Directions:
Don't include pictures. Quote the lines below from the first through the line that contains "y_ticks = [0, 0.1, 0.2, 0.3, 0.4, 0.5, 0.6, 0.7]".

Source excerpt:
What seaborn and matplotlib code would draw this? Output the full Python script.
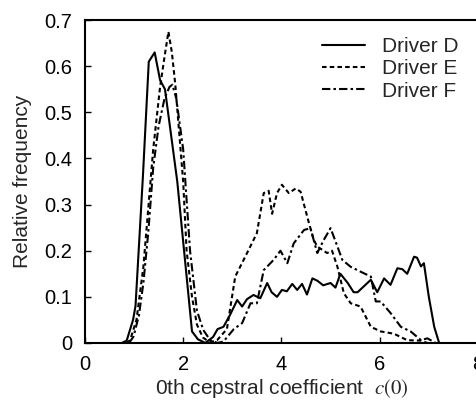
import numpy as np
import pandas as pd
import matplotlib
matplotlib.use("Agg")
import matplotlib.pyplot as plt
import seaborn as sns

drivers = ["Driver D", "Driver E", "Driver F"]

d_x = [0.75, 0.85, 0.98, 1.03, 1.18, 1.30, 1.42, 1.53, 1.63, 1.88, 2.18, 2.30, 2.45, 2.61, 2.70, 2.82,
       2.95, 3.10, 3.20, 3.30, 3.43, 3.57, 3.71, 3.80, 3.91, 4.01, 4.11, 4.22, 4.32, 4.42, 4.52, 4.63,
       4.73, 4.85, 5.00, 5.10, 5.20, 5.35, 5.47, 5.55, 5.70, 5.82, 5.95, 6.09, 6.22, 6.36, 6.46, 6.56,
       6.70, 6.76, 6.84, 6.90, 7.00, 7.11, 7.21]
d_y = [0.0, 0.005, 0.05, 0.08, 0.36, 0.61, 0.63, 0.57, 0.55, 0.35, 0.025, 0.008, 0.0, 0.013, 0.03, 0.035,
       0.06, 0.093, 0.079, 0.095, 0.104, 0.097, 0.13, 0.11, 0.10, 0.115, 0.112, 0.128, 0.115, 0.128, 0.105, 0.14,
       0.135, 0.125, 0.13, 0.12, 0.15, 0.13, 0.11, 0.11, 0.125, 0.137, 0.11, 0.14, 0.126, 0.162, 0.16, 0.15,
       0.187, 0.185, 0.166, 0.173, 0.10, 0.035, 0.0]

e_x = [0.85, 0.92, 1.05, 1.19, 1.39, 1.53, 1.62, 1.70, 1.77, 1.84, 2.00, 2.07, 2.18, 2.28, 2.40, 2.48,
       2.60, 2.69, 2.89, 3.06, 3.23, 3.37, 3.50, 3.64, 3.74, 3.81, 3.91, 4.01, 4.15, 4.29, 4.39, 4.56,
       4.66, 4.73, 4.93, 5.03, 5.14, 5.27, 5.41, 5.61, 5.82, 6.02, 6.29, 6.56, 6.84, 6.97]
e_y = [0.0, 0.006, 0.05, 0.165, 0.42, 0.555, 0.62, 0.675, 0.63, 0.56, 0.35, 0.20, 0.10, 0.04, 0.012, 0.006,
       0.003, 0.006, 0.03, 0.144, 0.18, 0.21, 0.238, 0.325, 0.33, 0.28, 0.325, 0.343, 0.325, 0.335, 0.328, 0.26,
       0.223, 0.209, 0.195, 0.20, 0.165, 0.108, 0.086, 0.079, 0.035, 0.025, 0.02, 0.006, 0.005, 0.0]

f_x = [0.90, 0.99, 1.10, 1.19, 1.29, 1.39, 1.50, 1.62, 1.72, 1.78, 1.86, 2.00, 2.14, 2.28, 2.41, 2.55,
       2.70, 2.82, 3.03, 3.20, 3.37, 3.50, 3.64, 3.84, 3.98, 4.12, 4.25, 4.46, 4.59, 4.73, 4.86, 5.00,
       5.14, 5.24, 5.41, 5.68, 5.82, 5.92, 6.02, 6.22, 6.43, 6.63, 6.84, 6.97, 7.14]
f_y = [0.0, 0.014, 0.06, 0.13, 0.24, 0.38, 0.47, 0.53, 0.555, 0.56, 0.53, 0.42, 0.20, 0.07, 0.028, 0.006,
       0.0, 0.003, 0.03, 0.043, 0.086, 0.086, 0.158, 0.18, 0.20, 0.173, 0.216, 0.245, 0.249, 0.195, 0.223, 0.249,
       0.209, 0.18, 0.165, 0.151, 0.144, 0.09, 0.09, 0.065, 0.035, 0.025, 0.006, 0.01, 0.0]

x_ticks = [0, 2, 4, 6, 8]
y_ticks = [0, 0.1, 0.2, 0.3, 0.4, 0.5, 0.6, 0.7]

df = pd.concat([
    pd.DataFrame({"c0": d_x, "freq": d_y, "driver": drivers[0]}),
    pd.DataFrame({"c0": e_x, "freq": e_y, "driver": drivers[1]}),
    pd.DataFrame({"c0": f_x, "freq": f_y, "driver": drivers[2]}),
], ignore_index=True)

sns.set_style("white")
plt.rcParams["font.family"] = ["Liberation Sans", "DejaVu Sans"]
plt.rcParams["mathtext.fontset"] = "stix"

fig = plt.figure(figsize=(4.77, 4.03), dpi=100)
ax = fig.add_axes([0.178, 0.149, 0.824, 0.801])

sns.lineplot(data=df, x="c0", y="freq", hue="driver", style="driver",
             palette=["black"] * 3,
             dashes={"Driver D": "", "Driver E": (2.2, 1.5), "Driver F": (4, 1.5, 1.2, 1.5)},
             estimator=None, sort=False, linewidth=1.5, ax=ax)

ax.set_xlim(0, 8)
ax.set_ylim(0, 0.7)
ax.set_xticks(x_ticks)
ax.set_xticklabels([str(t) for t in x_ticks])
ax.set_yticks(y_ticks)
ax.set_yticklabels(["0"] + [f"{t:.1f}" for t in y_ticks[1:]])
ax.tick_params(direction="in", length=4, width=1, labelsize=14.5, colors="black",
               bottom=True, left=True)
ax.tick_params(axis="y", pad=9)
ax.tick_params(axis="x", pad=9)
for s in ["left", "bottom", "top"]:
    ax.spines[s].set_color("black")
    ax.spines[s].set_linewidth(1.5)
ax.spines["right"].set_visible(False)

ax.set_xlabel("0th cepstral coefficient  $c(0)$", fontsize=15, labelpad=2)
ax.set_ylabel("Relative frequency", fontsize=15, labelpad=9)

leg = ax.legend(loc="upper right", bbox_to_anchor=(0.998, 1.005), frameon=False, fontsize=15,
                handlelength=2.1, labelspacing=0.15, handletextpad=0.8)
leg.set_title(None)

fig.savefig("out.png", dpi=100)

Problem solution:
What seaborn and matplotlib code would draw this? Output the full Python script.
import numpy as np
import pandas as pd
import matplotlib
matplotlib.use("Agg")
import matplotlib.pyplot as plt
import seaborn as sns

drivers = ["Driver D", "Driver E", "Driver F"]

d_x = [0.75, 0.85, 0.98, 1.03, 1.18, 1.30, 1.42, 1.53, 1.63, 1.88, 2.18, 2.30, 2.45, 2.61, 2.70, 2.82,
       2.95, 3.10, 3.20, 3.30, 3.43, 3.57, 3.71, 3.80, 3.91, 4.01, 4.11, 4.22, 4.32, 4.42, 4.52, 4.63,
       4.73, 4.85, 5.00, 5.10, 5.20, 5.35, 5.47, 5.55, 5.70, 5.82, 5.95, 6.09, 6.22, 6.36, 6.46, 6.56,
       6.70, 6.76, 6.84, 6.90, 7.00, 7.11, 7.21]
d_y = [0.0, 0.005, 0.05, 0.08, 0.36, 0.61, 0.63, 0.57, 0.55, 0.35, 0.025, 0.008, 0.0, 0.013, 0.03, 0.035,
       0.06, 0.093, 0.079, 0.095, 0.104, 0.097, 0.13, 0.11, 0.10, 0.115, 0.112, 0.128, 0.115, 0.128, 0.105, 0.14,
       0.135, 0.125, 0.13, 0.12, 0.15, 0.13, 0.11, 0.11, 0.125, 0.137, 0.11, 0.14, 0.126, 0.162, 0.16, 0.15,
       0.187, 0.185, 0.166, 0.173, 0.10, 0.035, 0.0]

e_x = [0.85, 0.92, 1.05, 1.19, 1.39, 1.53, 1.62, 1.70, 1.77, 1.84, 2.00, 2.07, 2.18, 2.28, 2.40, 2.48,
       2.60, 2.69, 2.89, 3.06, 3.23, 3.37, 3.50, 3.64, 3.74, 3.81, 3.91, 4.01, 4.15, 4.29, 4.39, 4.56,
       4.66, 4.73, 4.93, 5.03, 5.14, 5.27, 5.41, 5.61, 5.82, 6.02, 6.29, 6.56, 6.84, 6.97]
e_y = [0.0, 0.006, 0.05, 0.165, 0.42, 0.555, 0.62, 0.675, 0.63, 0.56, 0.35, 0.20, 0.10, 0.04, 0.012, 0.006,
       0.003, 0.006, 0.03, 0.144, 0.18, 0.21, 0.238, 0.325, 0.33, 0.28, 0.325, 0.343, 0.325, 0.335, 0.328, 0.26,
       0.223, 0.209, 0.195, 0.20, 0.165, 0.108, 0.086, 0.079, 0.035, 0.025, 0.02, 0.006, 0.005, 0.0]

f_x = [0.90, 0.99, 1.10, 1.19, 1.29, 1.39, 1.50, 1.62, 1.72, 1.78, 1.86, 2.00, 2.14, 2.28, 2.41, 2.55,
       2.70, 2.82, 3.03, 3.20, 3.37, 3.50, 3.64, 3.84, 3.98, 4.12, 4.25, 4.46, 4.59, 4.73, 4.86, 5.00,
       5.14, 5.24, 5.41, 5.68, 5.82, 5.92, 6.02, 6.22, 6.43, 6.63, 6.84, 6.97, 7.14]
f_y = [0.0, 0.014, 0.06, 0.13, 0.24, 0.38, 0.47, 0.53, 0.555, 0.56, 0.53, 0.42, 0.20, 0.07, 0.028, 0.006,
       0.0, 0.003, 0.03, 0.043, 0.086, 0.086, 0.158, 0.18, 0.20, 0.173, 0.216, 0.245, 0.249, 0.195, 0.223, 0.249,
       0.209, 0.18, 0.165, 0.151, 0.144, 0.09, 0.09, 0.065, 0.035, 0.025, 0.006, 0.01, 0.0]

x_ticks = [0, 2, 4, 6, 8]
y_ticks = [0, 0.1, 0.2, 0.3, 0.4, 0.5, 0.6, 0.7]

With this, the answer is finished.